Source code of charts
__________

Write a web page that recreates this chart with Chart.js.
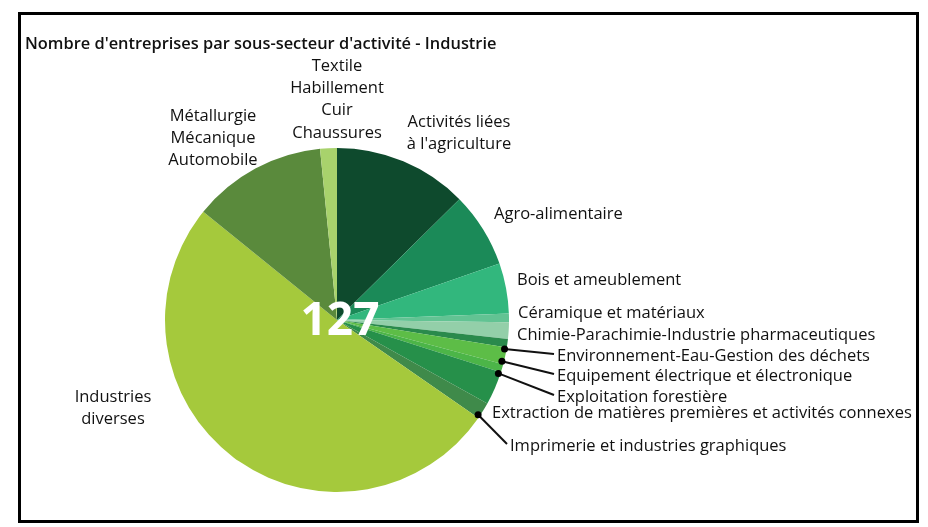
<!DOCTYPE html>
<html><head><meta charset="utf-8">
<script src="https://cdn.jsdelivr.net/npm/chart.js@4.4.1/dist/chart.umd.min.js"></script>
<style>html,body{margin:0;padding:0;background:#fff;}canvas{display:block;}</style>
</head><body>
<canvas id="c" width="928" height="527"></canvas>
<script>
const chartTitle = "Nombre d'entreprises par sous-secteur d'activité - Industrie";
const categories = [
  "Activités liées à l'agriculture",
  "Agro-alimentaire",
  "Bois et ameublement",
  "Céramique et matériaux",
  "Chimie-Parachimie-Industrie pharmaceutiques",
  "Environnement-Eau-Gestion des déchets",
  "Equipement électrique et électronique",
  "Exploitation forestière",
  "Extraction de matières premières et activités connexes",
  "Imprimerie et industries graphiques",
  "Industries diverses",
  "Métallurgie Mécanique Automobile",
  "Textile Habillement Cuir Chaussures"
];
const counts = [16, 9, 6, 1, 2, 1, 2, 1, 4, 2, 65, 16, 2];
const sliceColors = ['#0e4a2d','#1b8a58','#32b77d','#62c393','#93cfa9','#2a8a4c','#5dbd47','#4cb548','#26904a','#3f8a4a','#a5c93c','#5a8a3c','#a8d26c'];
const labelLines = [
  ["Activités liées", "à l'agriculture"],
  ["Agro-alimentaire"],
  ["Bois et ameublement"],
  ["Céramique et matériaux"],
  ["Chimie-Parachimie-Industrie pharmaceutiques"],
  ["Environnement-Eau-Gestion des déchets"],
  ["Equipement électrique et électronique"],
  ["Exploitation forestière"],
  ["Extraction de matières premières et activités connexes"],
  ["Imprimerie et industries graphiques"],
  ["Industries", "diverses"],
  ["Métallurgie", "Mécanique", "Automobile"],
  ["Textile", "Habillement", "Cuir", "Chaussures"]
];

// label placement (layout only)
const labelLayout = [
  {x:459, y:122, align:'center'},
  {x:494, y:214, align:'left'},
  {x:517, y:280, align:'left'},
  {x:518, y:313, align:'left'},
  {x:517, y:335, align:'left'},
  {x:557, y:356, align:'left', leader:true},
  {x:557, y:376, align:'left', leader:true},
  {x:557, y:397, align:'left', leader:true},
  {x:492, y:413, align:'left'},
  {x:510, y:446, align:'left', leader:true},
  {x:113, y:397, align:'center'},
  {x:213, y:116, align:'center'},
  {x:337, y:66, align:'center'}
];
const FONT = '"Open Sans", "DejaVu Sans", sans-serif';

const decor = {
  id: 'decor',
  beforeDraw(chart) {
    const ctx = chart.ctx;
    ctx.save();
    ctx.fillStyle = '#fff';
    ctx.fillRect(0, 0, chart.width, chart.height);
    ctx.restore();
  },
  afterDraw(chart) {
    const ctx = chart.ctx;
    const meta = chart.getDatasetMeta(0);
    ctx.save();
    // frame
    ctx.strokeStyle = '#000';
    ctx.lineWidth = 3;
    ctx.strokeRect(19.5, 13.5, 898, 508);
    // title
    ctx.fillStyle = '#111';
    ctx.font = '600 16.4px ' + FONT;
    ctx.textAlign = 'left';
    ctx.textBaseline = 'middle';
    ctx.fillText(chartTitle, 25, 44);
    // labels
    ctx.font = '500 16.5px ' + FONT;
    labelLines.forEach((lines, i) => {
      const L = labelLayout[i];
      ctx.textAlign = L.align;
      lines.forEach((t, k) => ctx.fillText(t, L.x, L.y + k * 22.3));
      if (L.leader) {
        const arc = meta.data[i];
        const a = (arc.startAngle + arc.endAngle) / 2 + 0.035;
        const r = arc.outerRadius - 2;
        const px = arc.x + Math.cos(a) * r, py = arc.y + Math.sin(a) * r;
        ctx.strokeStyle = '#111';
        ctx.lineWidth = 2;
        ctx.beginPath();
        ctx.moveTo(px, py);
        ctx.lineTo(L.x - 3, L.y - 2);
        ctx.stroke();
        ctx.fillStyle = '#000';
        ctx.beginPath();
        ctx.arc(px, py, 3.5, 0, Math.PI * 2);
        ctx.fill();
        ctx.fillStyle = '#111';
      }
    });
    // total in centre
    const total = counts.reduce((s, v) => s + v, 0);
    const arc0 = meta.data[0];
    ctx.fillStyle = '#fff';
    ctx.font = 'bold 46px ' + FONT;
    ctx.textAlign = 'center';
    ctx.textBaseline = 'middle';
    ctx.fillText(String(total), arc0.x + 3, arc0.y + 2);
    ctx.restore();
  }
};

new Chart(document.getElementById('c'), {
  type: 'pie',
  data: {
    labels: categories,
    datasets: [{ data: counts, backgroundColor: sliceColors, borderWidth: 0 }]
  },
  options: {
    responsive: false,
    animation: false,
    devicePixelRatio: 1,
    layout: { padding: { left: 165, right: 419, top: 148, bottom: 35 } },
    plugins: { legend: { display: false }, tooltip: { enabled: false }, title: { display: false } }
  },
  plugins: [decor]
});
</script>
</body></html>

__________

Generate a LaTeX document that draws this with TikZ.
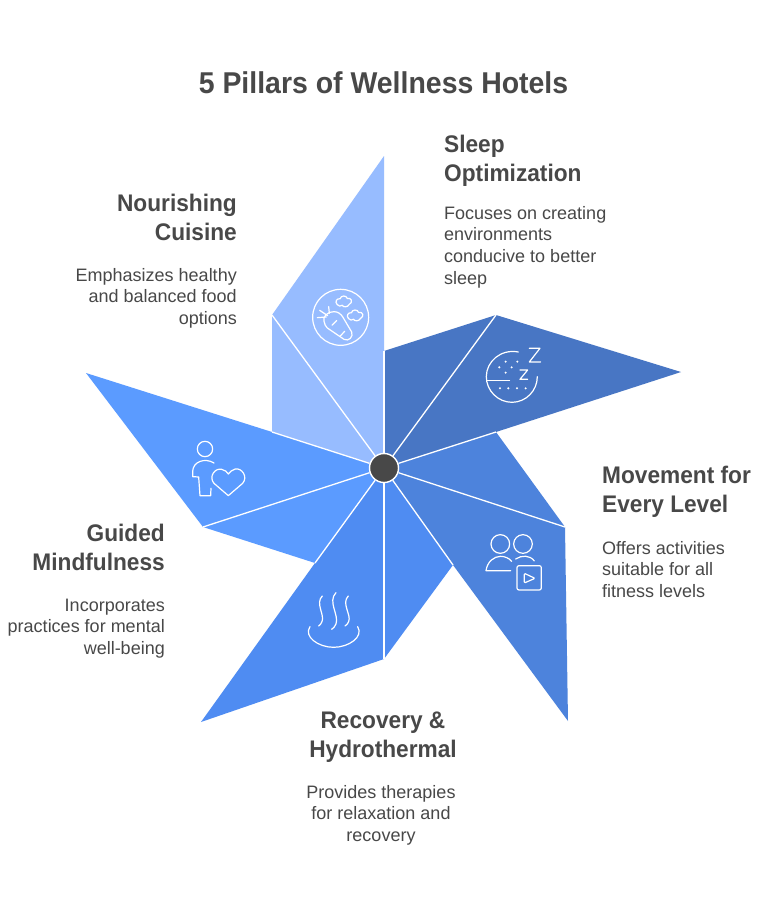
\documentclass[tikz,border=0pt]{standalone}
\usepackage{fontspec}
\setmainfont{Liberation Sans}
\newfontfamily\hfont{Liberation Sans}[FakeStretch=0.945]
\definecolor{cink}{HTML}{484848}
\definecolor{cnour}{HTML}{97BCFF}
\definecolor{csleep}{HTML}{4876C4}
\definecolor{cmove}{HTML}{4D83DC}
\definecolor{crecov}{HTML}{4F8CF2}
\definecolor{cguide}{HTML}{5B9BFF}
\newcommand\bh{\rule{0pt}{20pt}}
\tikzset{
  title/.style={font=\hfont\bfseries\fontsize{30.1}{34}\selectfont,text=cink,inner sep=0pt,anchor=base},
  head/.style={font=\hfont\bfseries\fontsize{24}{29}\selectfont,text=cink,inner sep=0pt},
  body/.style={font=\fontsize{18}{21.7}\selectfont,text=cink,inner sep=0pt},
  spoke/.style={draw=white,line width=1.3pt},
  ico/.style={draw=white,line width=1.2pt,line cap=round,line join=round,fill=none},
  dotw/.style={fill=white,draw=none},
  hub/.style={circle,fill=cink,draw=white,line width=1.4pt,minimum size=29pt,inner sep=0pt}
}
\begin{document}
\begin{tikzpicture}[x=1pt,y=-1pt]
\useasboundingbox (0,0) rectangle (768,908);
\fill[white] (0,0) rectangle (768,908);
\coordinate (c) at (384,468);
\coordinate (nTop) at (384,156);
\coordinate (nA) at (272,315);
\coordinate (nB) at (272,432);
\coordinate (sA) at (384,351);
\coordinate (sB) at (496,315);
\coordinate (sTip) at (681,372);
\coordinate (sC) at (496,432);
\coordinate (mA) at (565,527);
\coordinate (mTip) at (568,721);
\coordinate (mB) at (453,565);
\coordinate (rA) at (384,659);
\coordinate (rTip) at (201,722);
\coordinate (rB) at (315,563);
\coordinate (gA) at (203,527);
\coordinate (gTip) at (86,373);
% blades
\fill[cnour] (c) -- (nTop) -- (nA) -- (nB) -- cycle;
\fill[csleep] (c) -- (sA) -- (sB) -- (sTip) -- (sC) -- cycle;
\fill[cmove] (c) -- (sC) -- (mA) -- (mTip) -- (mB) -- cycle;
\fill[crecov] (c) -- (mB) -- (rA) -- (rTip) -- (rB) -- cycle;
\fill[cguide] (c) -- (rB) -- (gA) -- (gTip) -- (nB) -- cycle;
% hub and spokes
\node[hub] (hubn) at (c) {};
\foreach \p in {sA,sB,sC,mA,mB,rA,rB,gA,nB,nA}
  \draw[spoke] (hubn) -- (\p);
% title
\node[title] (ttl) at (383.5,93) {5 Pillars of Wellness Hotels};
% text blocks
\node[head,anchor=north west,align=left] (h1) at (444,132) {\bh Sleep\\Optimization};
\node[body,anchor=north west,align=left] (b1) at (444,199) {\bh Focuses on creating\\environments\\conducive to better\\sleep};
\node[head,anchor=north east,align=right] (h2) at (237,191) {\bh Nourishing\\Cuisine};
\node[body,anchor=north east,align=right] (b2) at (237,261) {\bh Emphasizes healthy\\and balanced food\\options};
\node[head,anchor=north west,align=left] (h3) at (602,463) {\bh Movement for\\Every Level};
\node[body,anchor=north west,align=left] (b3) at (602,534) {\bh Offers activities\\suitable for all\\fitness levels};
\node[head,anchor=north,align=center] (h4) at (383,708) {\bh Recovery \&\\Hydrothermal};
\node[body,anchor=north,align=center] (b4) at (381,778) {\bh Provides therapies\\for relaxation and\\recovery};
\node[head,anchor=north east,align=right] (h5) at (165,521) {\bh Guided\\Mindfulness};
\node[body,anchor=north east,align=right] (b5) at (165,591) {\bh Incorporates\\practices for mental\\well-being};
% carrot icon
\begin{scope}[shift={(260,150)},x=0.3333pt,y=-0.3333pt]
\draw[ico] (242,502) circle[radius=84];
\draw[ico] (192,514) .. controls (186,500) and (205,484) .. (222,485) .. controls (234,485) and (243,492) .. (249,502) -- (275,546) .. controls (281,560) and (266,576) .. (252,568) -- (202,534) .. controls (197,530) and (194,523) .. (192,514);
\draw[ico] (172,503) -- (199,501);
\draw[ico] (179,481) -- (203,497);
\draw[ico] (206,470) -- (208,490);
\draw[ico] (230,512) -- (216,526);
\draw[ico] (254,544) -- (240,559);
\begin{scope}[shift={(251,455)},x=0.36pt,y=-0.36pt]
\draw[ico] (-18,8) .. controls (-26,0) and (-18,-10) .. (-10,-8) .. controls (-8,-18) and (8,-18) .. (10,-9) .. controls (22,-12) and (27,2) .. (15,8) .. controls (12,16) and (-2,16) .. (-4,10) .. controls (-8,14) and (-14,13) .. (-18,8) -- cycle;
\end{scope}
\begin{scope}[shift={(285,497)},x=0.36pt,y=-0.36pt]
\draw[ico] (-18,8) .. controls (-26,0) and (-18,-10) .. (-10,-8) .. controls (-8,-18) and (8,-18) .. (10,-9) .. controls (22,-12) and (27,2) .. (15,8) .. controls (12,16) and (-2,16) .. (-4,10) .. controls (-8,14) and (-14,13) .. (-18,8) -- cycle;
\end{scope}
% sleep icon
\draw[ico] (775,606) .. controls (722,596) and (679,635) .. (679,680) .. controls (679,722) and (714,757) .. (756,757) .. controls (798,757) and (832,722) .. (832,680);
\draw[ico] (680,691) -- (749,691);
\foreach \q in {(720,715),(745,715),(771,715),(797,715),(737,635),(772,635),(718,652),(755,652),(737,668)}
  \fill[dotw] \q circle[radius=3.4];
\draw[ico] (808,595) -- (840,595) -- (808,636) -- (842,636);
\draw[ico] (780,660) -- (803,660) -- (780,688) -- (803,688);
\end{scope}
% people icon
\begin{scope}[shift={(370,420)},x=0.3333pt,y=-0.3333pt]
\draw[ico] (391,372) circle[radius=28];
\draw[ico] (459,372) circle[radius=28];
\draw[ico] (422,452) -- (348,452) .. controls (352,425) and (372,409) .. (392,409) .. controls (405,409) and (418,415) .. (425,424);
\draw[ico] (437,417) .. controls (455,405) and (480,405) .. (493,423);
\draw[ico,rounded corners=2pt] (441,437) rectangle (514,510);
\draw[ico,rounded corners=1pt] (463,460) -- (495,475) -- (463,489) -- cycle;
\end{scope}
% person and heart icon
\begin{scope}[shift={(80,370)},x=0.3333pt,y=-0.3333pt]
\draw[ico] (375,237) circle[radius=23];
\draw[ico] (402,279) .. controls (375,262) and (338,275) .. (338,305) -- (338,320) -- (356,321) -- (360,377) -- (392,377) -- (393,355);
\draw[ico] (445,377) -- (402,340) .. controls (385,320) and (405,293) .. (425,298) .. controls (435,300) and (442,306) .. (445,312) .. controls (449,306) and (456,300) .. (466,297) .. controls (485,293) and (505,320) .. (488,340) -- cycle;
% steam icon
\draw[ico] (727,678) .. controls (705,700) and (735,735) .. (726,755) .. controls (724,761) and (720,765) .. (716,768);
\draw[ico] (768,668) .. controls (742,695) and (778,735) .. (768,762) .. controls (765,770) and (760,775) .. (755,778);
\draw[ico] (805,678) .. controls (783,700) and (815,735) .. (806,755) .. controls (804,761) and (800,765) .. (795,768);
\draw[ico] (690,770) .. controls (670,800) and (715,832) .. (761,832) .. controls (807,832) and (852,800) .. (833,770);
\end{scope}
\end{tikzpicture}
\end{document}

__________

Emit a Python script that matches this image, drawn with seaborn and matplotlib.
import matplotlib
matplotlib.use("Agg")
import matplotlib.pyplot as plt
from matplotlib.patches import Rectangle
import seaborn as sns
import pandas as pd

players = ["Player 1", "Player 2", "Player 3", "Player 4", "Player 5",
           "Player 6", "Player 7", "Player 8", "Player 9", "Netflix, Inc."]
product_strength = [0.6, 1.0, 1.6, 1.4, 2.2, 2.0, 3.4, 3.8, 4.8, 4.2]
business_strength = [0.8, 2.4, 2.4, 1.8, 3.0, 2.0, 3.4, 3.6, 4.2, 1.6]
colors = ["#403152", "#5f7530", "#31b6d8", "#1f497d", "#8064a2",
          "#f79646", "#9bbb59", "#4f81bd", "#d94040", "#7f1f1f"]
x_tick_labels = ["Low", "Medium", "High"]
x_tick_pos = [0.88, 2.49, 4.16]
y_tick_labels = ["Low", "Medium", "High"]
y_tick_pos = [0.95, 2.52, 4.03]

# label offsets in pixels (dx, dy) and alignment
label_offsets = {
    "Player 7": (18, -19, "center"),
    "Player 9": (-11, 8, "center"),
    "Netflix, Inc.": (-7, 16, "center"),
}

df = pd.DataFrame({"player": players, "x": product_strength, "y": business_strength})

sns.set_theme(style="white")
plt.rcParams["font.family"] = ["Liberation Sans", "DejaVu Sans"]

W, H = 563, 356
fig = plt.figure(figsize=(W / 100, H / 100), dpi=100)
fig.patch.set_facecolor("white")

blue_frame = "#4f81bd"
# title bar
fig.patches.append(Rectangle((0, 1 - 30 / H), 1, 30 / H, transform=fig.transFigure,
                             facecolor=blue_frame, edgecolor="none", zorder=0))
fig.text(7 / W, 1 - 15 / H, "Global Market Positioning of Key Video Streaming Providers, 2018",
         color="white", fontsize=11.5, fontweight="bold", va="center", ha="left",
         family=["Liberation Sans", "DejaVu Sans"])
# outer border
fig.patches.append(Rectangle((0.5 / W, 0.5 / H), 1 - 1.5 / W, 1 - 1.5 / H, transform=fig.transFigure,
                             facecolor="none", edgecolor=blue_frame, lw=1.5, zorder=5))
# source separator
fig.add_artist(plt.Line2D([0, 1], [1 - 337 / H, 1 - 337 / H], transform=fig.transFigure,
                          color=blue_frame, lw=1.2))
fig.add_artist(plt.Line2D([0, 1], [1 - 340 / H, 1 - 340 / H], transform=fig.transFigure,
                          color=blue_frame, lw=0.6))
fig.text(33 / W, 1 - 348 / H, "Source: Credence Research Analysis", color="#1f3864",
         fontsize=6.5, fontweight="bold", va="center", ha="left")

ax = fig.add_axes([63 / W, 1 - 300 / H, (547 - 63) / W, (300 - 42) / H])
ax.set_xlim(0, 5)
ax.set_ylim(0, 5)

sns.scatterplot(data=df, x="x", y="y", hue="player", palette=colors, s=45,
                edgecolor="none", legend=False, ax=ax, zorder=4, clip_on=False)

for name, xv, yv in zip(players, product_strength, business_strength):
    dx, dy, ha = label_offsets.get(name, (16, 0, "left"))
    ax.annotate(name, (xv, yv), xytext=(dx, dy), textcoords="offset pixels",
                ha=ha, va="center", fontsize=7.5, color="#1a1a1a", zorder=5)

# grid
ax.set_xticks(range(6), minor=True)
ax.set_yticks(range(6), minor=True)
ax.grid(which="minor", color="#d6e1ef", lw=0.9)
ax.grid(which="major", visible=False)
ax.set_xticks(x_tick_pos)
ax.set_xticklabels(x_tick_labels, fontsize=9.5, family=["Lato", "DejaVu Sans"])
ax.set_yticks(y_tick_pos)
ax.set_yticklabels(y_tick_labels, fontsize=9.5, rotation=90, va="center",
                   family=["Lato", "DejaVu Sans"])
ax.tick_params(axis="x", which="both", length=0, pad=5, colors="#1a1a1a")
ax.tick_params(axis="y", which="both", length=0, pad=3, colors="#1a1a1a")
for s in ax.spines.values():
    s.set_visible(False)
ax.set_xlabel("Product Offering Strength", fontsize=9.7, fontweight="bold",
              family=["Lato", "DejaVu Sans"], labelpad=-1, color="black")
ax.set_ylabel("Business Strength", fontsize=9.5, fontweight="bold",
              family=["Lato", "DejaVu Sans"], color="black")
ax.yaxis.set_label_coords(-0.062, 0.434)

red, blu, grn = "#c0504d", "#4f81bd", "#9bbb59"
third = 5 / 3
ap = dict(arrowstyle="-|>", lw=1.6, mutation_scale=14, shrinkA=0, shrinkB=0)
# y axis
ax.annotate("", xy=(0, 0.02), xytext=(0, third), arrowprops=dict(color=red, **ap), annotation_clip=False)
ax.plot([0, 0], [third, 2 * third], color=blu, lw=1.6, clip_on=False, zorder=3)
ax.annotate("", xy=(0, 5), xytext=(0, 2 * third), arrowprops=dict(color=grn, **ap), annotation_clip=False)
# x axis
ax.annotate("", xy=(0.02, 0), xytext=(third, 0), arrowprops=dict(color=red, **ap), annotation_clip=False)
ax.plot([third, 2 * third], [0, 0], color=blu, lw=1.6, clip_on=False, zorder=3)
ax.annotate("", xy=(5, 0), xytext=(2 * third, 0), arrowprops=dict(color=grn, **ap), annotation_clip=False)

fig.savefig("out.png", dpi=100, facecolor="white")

__________

> _Task to carry out_
Show the lines of the data that hold the word "matplotlib".

> _Reply_
Emit a Python script that matches this image, drawn with seaborn and matplotlib.
import matplotlib
matplotlib.use("Agg")
import matplotlib.pyplot as plt
from matplotlib.patches import Rectangle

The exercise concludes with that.